It began as a politician’s pet idea. Back in 1999 the United Kingdom’s chancellor of the exchequer, Gordon Brown, was looking for a way to jump-start Britain’s economy. He visited MIT that year and found a spirit of creative innovation spawning numerous startups.Determined to help his country’s institutions have the same kind of impact, Brown formulated a plan for a cross-cultural alliance. He sought to link one of Britain’s premier universities with MIT in the hope that the Institute’s prowess for turning research into companies might rub off on U.K. innovators. In 2000 Brown’s idea became the Cambridge-MIT Institute (CMI), a partnership of MIT and the University of Cambridge, backed for five years with about $100 million from the British government. CMI’s aim is to undertake education and research projects that will improve competitiveness, productivity, and entrepreneurship in the United Kingdom.
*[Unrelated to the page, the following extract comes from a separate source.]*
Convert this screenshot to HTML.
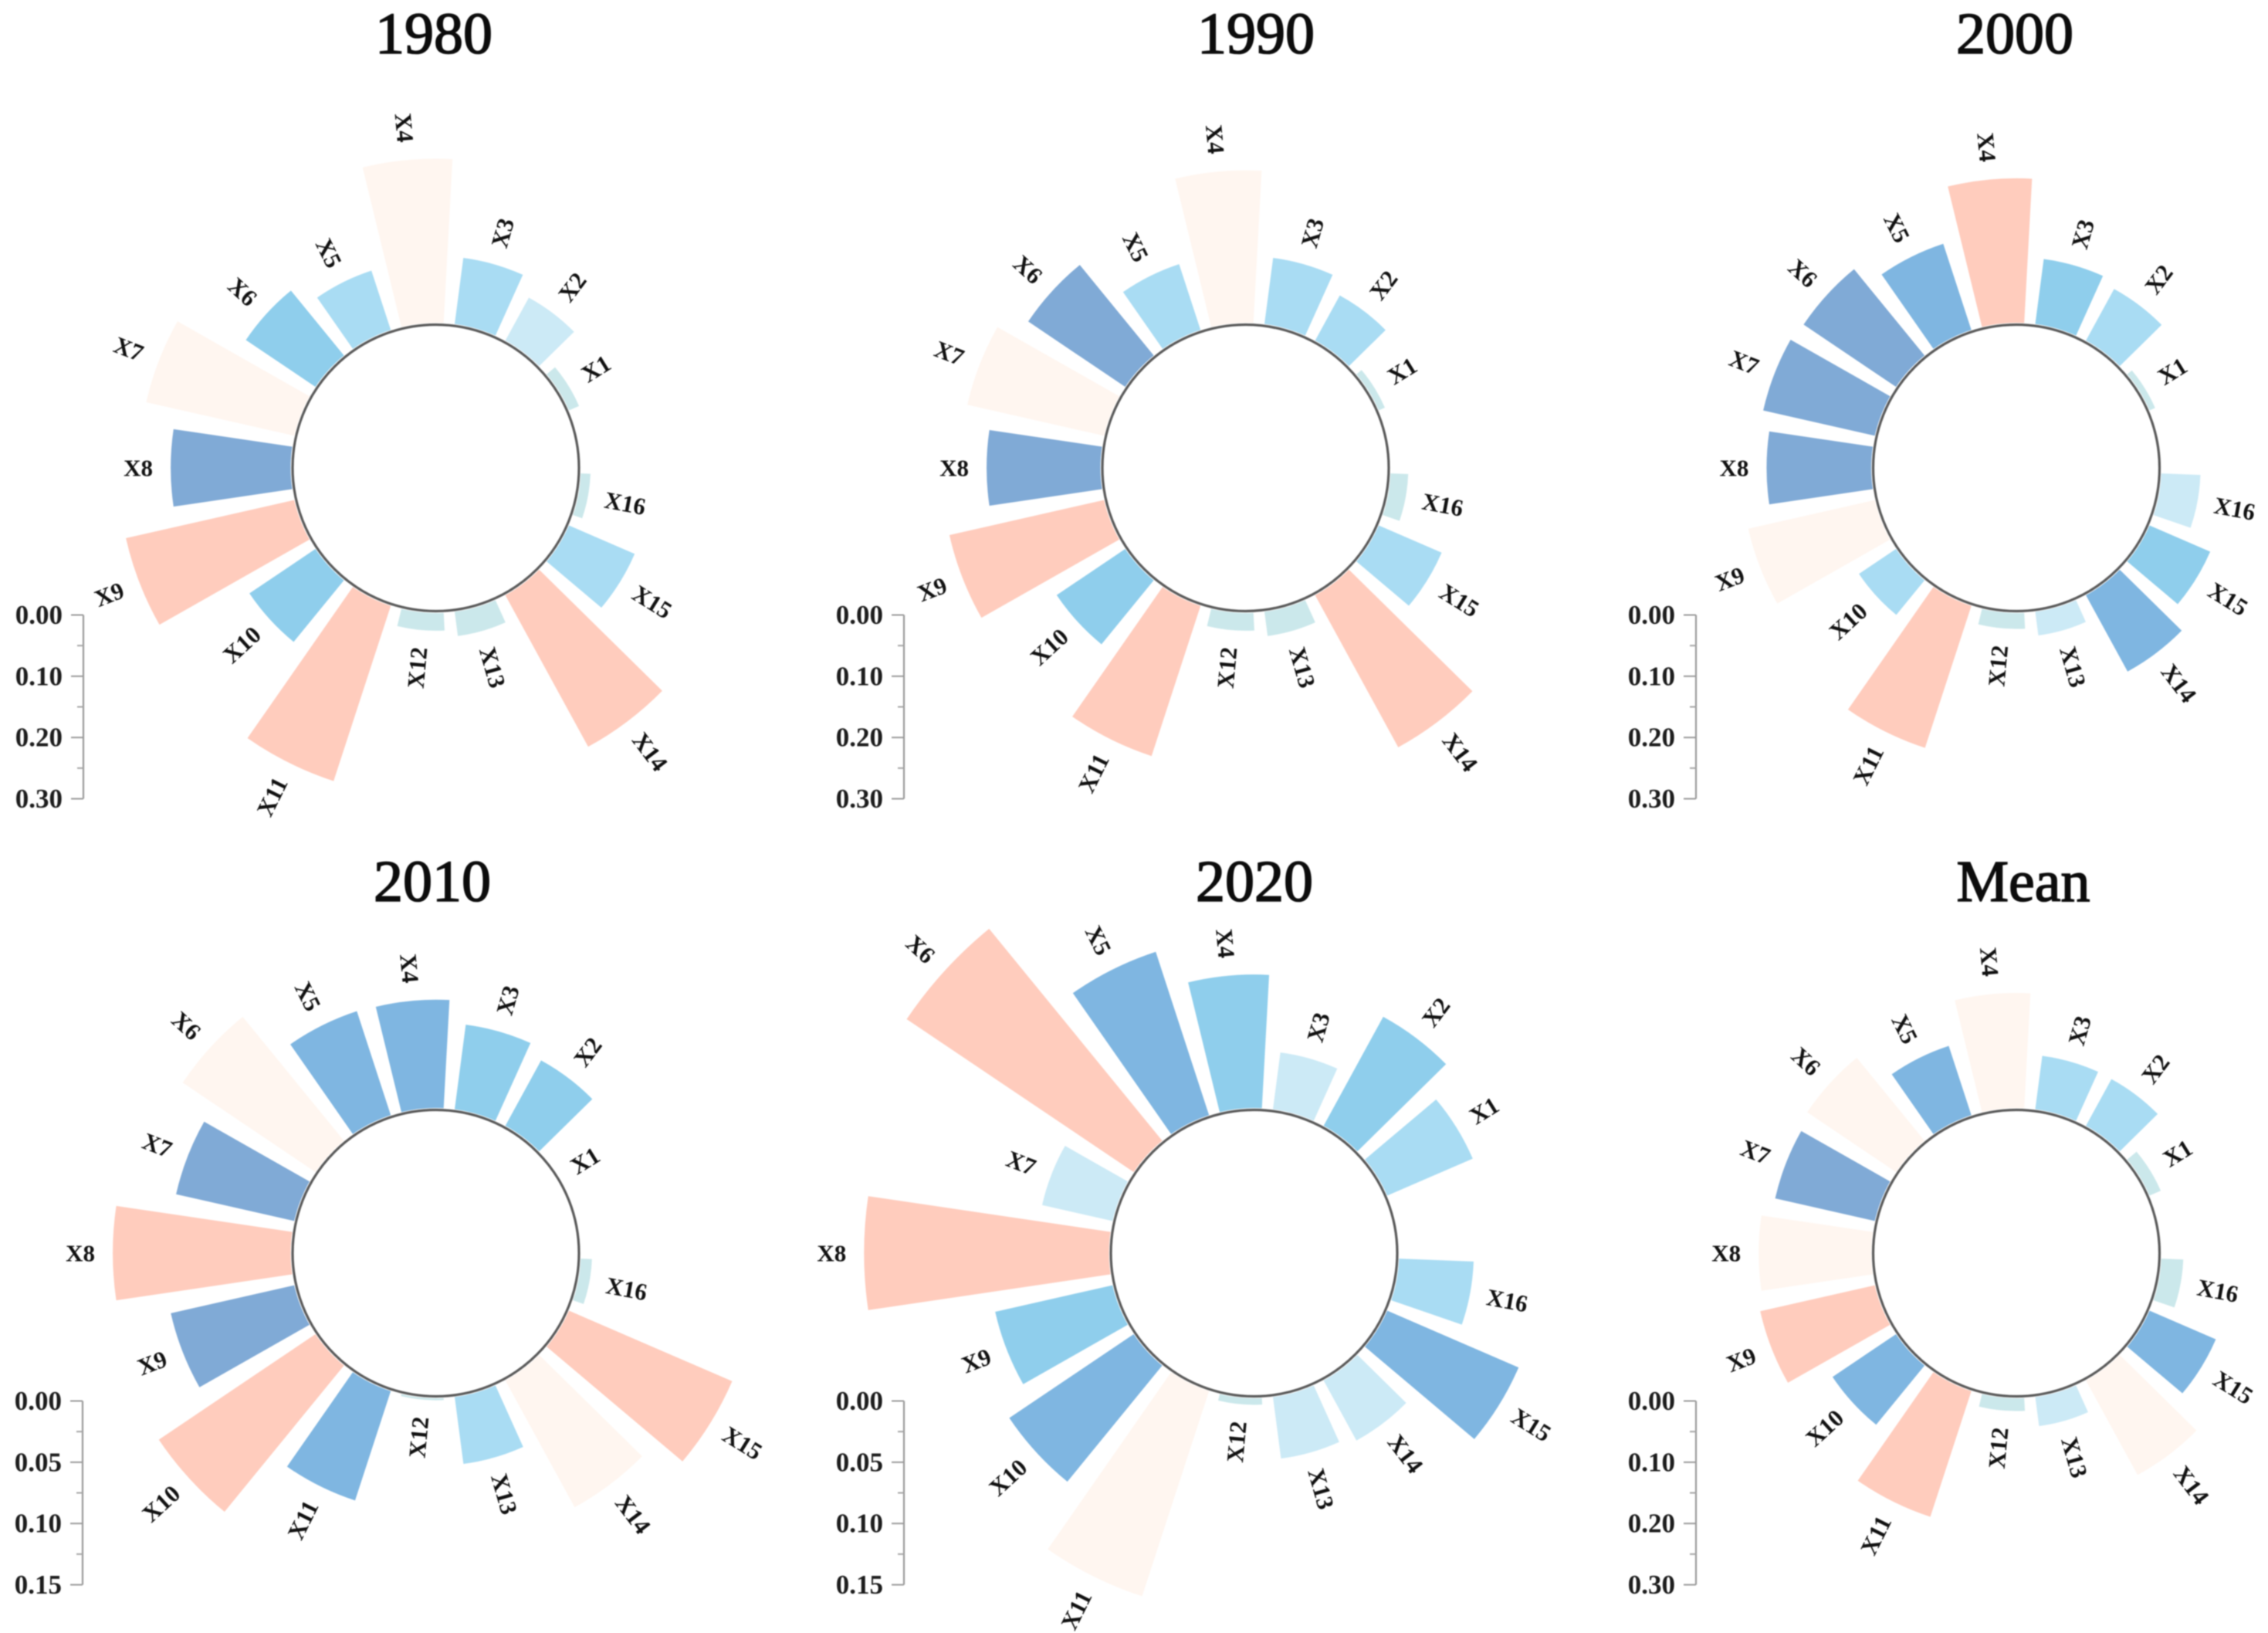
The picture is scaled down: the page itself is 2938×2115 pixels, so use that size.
<!DOCTYPE html>
<html lang="en">
<head>
<meta charset="utf-8">
<title>Polar bar charts of X1 to X16 by year</title>
<style>
  html, body { margin: 0; padding: 0; background: #ffffff; }
  svg { display: block; filter: blur(0.7px); }
  text { font-family: "Liberation Serif", serif; }
</style>
</head>
<body>
<svg id="figure" xmlns="http://www.w3.org/2000/svg" width="2938" height="2115" viewBox="0 0 2938 2115">
  <rect x="0" y="0" width="2938" height="2115" fill="#ffffff"></rect>
</svg>
<script>
// ---- data ----
const categories = ['X1','X2','X3','X4','X5','X6','X7','X8','X9','X10','X11','X12','X13','X14','X15','X16'];

const titles = ['1980','1990','2000','2010','2020','Mean'];

const values1980 = [0.021,0.083,0.112,0.271,0.105,0.140,0.251,0.199,0.285,0.133,0.304,0.032,0.043,0.285,0.120,0.019];
const values1990 = [0.014,0.087,0.112,0.252,0.116,0.194,0.232,0.189,0.262,0.138,0.261,0.032,0.043,0.286,0.115,0.032];
const values2000 = [0.013,0.099,0.110,0.239,0.151,0.185,0.190,0.174,0.215,0.076,0.247,0.029,0.042,0.145,0.111,0.067];
const values2010 = [0.0000,0.0624,0.0712,0.0900,0.0908,0.1322,0.1005,0.1468,0.1049,0.1557,0.0955,0.0032,0.0566,0.1195,0.1467,0.0107];
const values2020 = [0.0776,0.1030,0.0483,0.1105,0.1418,0.2250,0.0605,0.2015,0.0998,0.1240,0.1777,0.0069,0.0522,0.0574,0.1184,0.0625];
const valuesMean = [0.023,0.090,0.091,0.191,0.122,0.178,0.170,0.187,0.195,0.128,0.219,0.024,0.051,0.179,0.121,0.039];

// colour bin of every bar (0 = lowest bin ... 7 = highest bin)
const bins1980 = [0,1,2,6,2,3,6,5,7,3,7,0,0,7,2,0];
const bins1990 = [0,2,2,6,2,5,6,5,7,3,7,0,0,7,2,0];
const bins2000 = [0,2,3,7,4,5,5,5,6,2,7,0,1,4,3,1];
const bins2010 = [0,3,3,4,4,6,5,7,5,7,4,0,2,6,7,0];
const bins2020 = [2,3,1,3,4,7,1,7,3,4,6,0,1,1,4,2];
const binsMean = [0,2,2,6,4,6,5,6,7,4,7,0,1,6,4,0];

const ticks030 = ['0.00','0.10','0.20','0.30'];
const ticks015 = ['0.00','0.05','0.10','0.15'];

const allValues = [values1980, values1990, values2000, values2010, values2020, valuesMean];
const allBins = [bins1980, bins1990, bins2000, bins2010, bins2020, binsMean];
const allTicks = [ticks030, ticks030, ticks030, ticks015, ticks015, ticks030];

// ---- layout and style (not data) ----
const palette = ['#CBE8EB','#CCEAF6','#A9DCF3','#8FCEEC','#7FB6E1','#80AAD6','#FFF6F0','#FFCCBD'];
const layout = [
  { cx: 564.5,  cy: 606,  titleX: 562,  titleY: 69,   axisX: 108,  axisTop: 796.5 },
  { cx: 1613.5, cy: 606,  titleX: 1627, titleY: 69,   axisX: 1171, axisTop: 796.5 },
  { cx: 2612,   cy: 606,  titleX: 2610, titleY: 69,   axisX: 2197, axisTop: 796.5 },
  { cx: 564.5,  cy: 1623, titleX: 560,  titleY: 1167, axisX: 107,  axisTop: 1814.5 },
  { cx: 1624.5, cy: 1623, titleX: 1625, titleY: 1167, axisX: 1171, axisTop: 1814.5 },
  { cx: 2612,   cy: 1623, titleX: 2621, titleY: 1167, axisX: 2197, axisTop: 1814.5 }
];
const HOLE_R = 185.5;
const BAR_START = 188;
const AXIS_LEN = 238;
const STEP = 360 / 17;
const HALF_WIDTH = 8.4;

const NS = 'http://www.w3.org/2000/svg';
const figure = document.getElementById('figure');

function make(tag, parent, attrs, text) {
  const el = document.createElementNS(NS, tag);
  for (const k in attrs) el.setAttribute(k, attrs[k]);
  if (text !== undefined) el.textContent = text;
  parent.appendChild(el);
  return el;
}

// axis functions
function radiusLength(value, maxValue) { return value / maxValue * AXIS_LEN; }
function categoryAngle(index) { return STEP / 2 + STEP * (index + 1); }
function polar(cx, cy, r, deg) {
  const a = deg * Math.PI / 180;
  return [cx + r * Math.cos(a), cy - r * Math.sin(a)];
}

function wedgePath(cx, cy, r0, r1, deg) {
  const a = polar(cx, cy, r0, deg - HALF_WIDTH);
  const b = polar(cx, cy, r1, deg - HALF_WIDTH);
  const c = polar(cx, cy, r1, deg + HALF_WIDTH);
  const d = polar(cx, cy, r0, deg + HALF_WIDTH);
  return 'M' + a[0] + ' ' + a[1] + 'L' + b[0] + ' ' + b[1] +
         'A' + r1 + ' ' + r1 + ' 0 0 0 ' + c[0] + ' ' + c[1] +
         'L' + d[0] + ' ' + d[1] +
         'A' + r0 + ' ' + r0 + ' 0 0 1 ' + a[0] + ' ' + a[1] + 'Z';
}

function drawAxis(panel, box, labels, maxValue) {
  const axis = make('g', panel, {});
  
  
  const line = make('line', axis, { x1: box.axisX, x2: box.axisX, y1: box.axisTop, y2: box.axisTop + AXIS_LEN, stroke: '#9a9a9a', 'stroke-width': 2.2 });
  
  
  labels.forEach(function (label, i) {
    const y = box.axisTop + radiusLength(parseFloat(label), maxValue);
    const tick = make('line', axis, { x1: box.axisX - 16, x2: box.axisX, y1: y, y2: y, stroke: '#9a9a9a', 'stroke-width': 2 });
    
    
    const t = make('text', axis, { x: box.axisX - 27, y: y, 'text-anchor': 'end', 'dominant-baseline': 'central', 'font-size': 35, 'font-weight': 700, fill: '#1c1c1c' }, label);
    
    
    if (i < labels.length - 1) {
      const next = parseFloat(labels[i + 1]);
      const my = box.axisTop + radiusLength((parseFloat(label) + next) / 2, maxValue);
      const minor = make('line', axis, { x1: box.axisX - 8, x2: box.axisX, y1: my, y2: my, stroke: '#a5a5a5', 'stroke-width': 2 });
      
      
    }
  });
}

function drawPanel(index) {
  const box = layout[index];
  const values = allValues[index];
  const bins = allBins[index];
  const ticks = allTicks[index];
  const maxValue = parseFloat(ticks[ticks.length - 1]);
  const year = titles[index].toLowerCase();

  const panel = make('g', figure, {});
  
  

  const title = make('text', panel, { x: box.titleX, y: box.titleY, 'text-anchor': 'middle', 'font-size': 76, fill: '#0c0c0c', stroke: '#0c0c0c', 'stroke-width': 1.6 }, titles[index]);
  
  

  categories.forEach(function (cat, i) {
    const deg = categoryAngle(i);
    const outer = HOLE_R + radiusLength(values[i], maxValue);
    if (outer > BAR_START) {
      const bar = make('path', panel, { d: wedgePath(box.cx, box.cy, BAR_START, outer, deg), fill: palette[bins[i]] });
      
      
    }
    const halfText = cat.length > 2 ? 26 : 19;
    const pos = polar(box.cx, box.cy, outer + 23 + halfText, deg);
    const rot = (deg > 90 && deg < 270) ? 180 - deg : -deg;
    const label = make('text', panel, {
      x: pos[0], y: pos[1], 'text-anchor': 'middle', 'dominant-baseline': 'central',
      'font-size': 31, 'font-weight': 700, fill: '#111111',
      transform: 'rotate(' + rot + ' ' + pos[0] + ' ' + pos[1] + ')'
    }, cat);
    
    
  });

  const hole = make('circle', panel, { cx: box.cx, cy: box.cy, r: HOLE_R, fill: '#ffffff', stroke: '#5a5a5a', 'stroke-width': 3.2 });
  
  

  drawAxis(panel, box, ticks, maxValue);
}

titles.forEach(function (_, i) { drawPanel(i); });
</script>
</body>
</html>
Today the Cambridge-MIT Institute sits at a crossroads while its administrators evaluate the partnership’s effectiveness and look for ways to sustain the program’s momentum beyond its initial funding period. Foremost among the successes are promising CMI-funded joint-research programs. Everyone hopes these will lead to marketable discoveries that will directly spur the U.K. economy. But a secondary success, particularly for MIT, has been the effort’s undergraduate student exchange program, the largest of its educational pursuits. The exchange has proved key to its mission by bringing future leaders into close contact, where they can share ideas and learn from each other.
CMI’s mission will be achieved first through its concentration on research. In fact, directors hope this research will quickly lead to commercially viable applications. Each of CMI’s 50 integrated research projects falls into one of two categories: future technologies or competitiveness, productivity, and entrepreneurship. Every project has a designated principal investigator at both Cambridge and MIT. And the U.K. government funds the research, supplying a $40 million chunk of the total CMI budget. Additionally, certain projects receive funding from such industrial partners as British Petroleum.
Projects in competitiveness, productivity, and entrepreneurship evaluate Britain’s business acumen in a variety of industries. Meanwhile, research into future technologies includes scientific work in a variety of fields-from stem cells to microelectronic mechanical systems. Because the goal of the partnership is to encourage the development of patents and the transition of research into the marketplace, the funded projects are those that promise a payoff within two to seven years.
One research group is studying a bacterium called Rhodococcus. For some time, John Archer of Cambridge’s genetics department and MIT biology professor Anthony Sinskey, ScD ‘67, had been working independently on this soil-dwelling bacterium, and when the Cambridge-MIT Institute formed, the pair discovered an opportunity to combine their research. Their work on this organism may lead, among other things, to the development of drugs for AIDS and other diseases.
Working with about $1.7 million of CMI backing and an additional $3.2 million in funding from pharmaceutical and biotechnology companies, Archer’s and Sinskey’s researchers have made significant discoveries. The first of these is Rhodococcus’s ability to eat very complex molecules, essentially recycling them into harmless molecules found in nature. MIT research scientist Philip Lessard, who helps lead MIT’s work on Rhodococcus, says this feature makes the bacterium an excellent candidate for cleaning contaminated sites. Currently, the researchers are studying the bacterium’s metabolic processes in detail. Their primary goal is to use it, with its unique metabolism, to quickly and inexpensively alter the molecular structure of other compounds, making the bacterium a significant new production platform for antibiotics.
But beyond the research developments, Lessard says this alliance is unique in the amount of information that has been shared by the two institutions. In previous collaborations, he had been careful about providing too much information about his work to collaborators who were potential competitors. But through the Cambridge-MIT Institute, cooperation and joint ownership are guaranteed by administrative policies. Lessard says, “I no longer even think twice about saying [to Archer], I have this plasma, and it took me a year and a half to make this, and I have all these tremendous resources. Do you want it?’” He notes also that CMI encourages researchers to concentrate on commercializing their work instead of just creating new knowledge for knowledge’s sake.